Sudan bent over backwards in order to be elected for the venue place of MIA 2008, whereas many were against it for a number of reasons. Now, even some of those who sustained Khartoum in 2006, are having second thoughts and have withdrawn their support.

For 2008 Cairo was torpedoed with the (unwarranted) excuse that it was badly organized in 2006. Addis was excluded because MIA had been there in 2004. Nairobi has proven not to be the ideal centre for a fair. Reasons are there for grabs.

The AFLAI political infighting created this result and the African industry is condemned to live with it. The fact of too many fairs remains. In November MIA and in January AALF. In my view one big strong continental fair, Meet In Africa, is worth much more than an assembly of small regional fairs.
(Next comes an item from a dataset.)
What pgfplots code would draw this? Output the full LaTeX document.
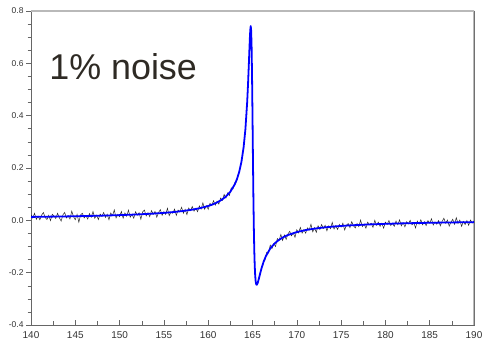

Why don’t African leather associations get together and organize one big event with the savvy of Lineapelle, APLF and the likes. Politics and prestige must be set aside. Think along practical lines as that’s where the money is for the industry. Organize a fair where you know people will attend not where it is politically correct.

Addendum: It’s now October 22 and I have just been informed that my prediction has unfortunately come true: MIA 2008 has been cancelled and postponed to an undetermined date. The website now states: ‘The executive committees of MIA 6th edition and after consultation with president of AFLAI has decided to postpone the event to a later date which will be communicated as soon as possible after consultation with the partners.

‘We are sorry and regret any inconveniences this may have caused to you. Please contact us for further enquiries.’

This cancellation is unforgiveable as it deprives the African leather industry of a most needed event which was brought into life by the combined efforts of the International Trade Centre and Semaine Internationale du Cuir with the help of public funds. Having reached this regrettable stage is only due to political bickering and great incompetence all over the board, beginning with the fact that Khartoum as a venue was a very bad choice in the first place, followed by the inability of organizing the event, something that has hung in the air right from the beginning.

I felt it coming in January. The only quick fix would be to celebrate Meet in Africa 2008 in Addis Ababa instead of the All African Leather Fair planned for January, and ask/have the Ethiopians organize the event as they have always wanted. I wouldn’t go to Khartoum if they would pick me up in a private jet!

The medium and long term fix would be to put the organization firmly back into the competent hands of the original organizers of MIA, excluding AFLAI, otherwise the whole initiative will go down the drain forever.

The African leather industry has proven again to be its own worst enemy!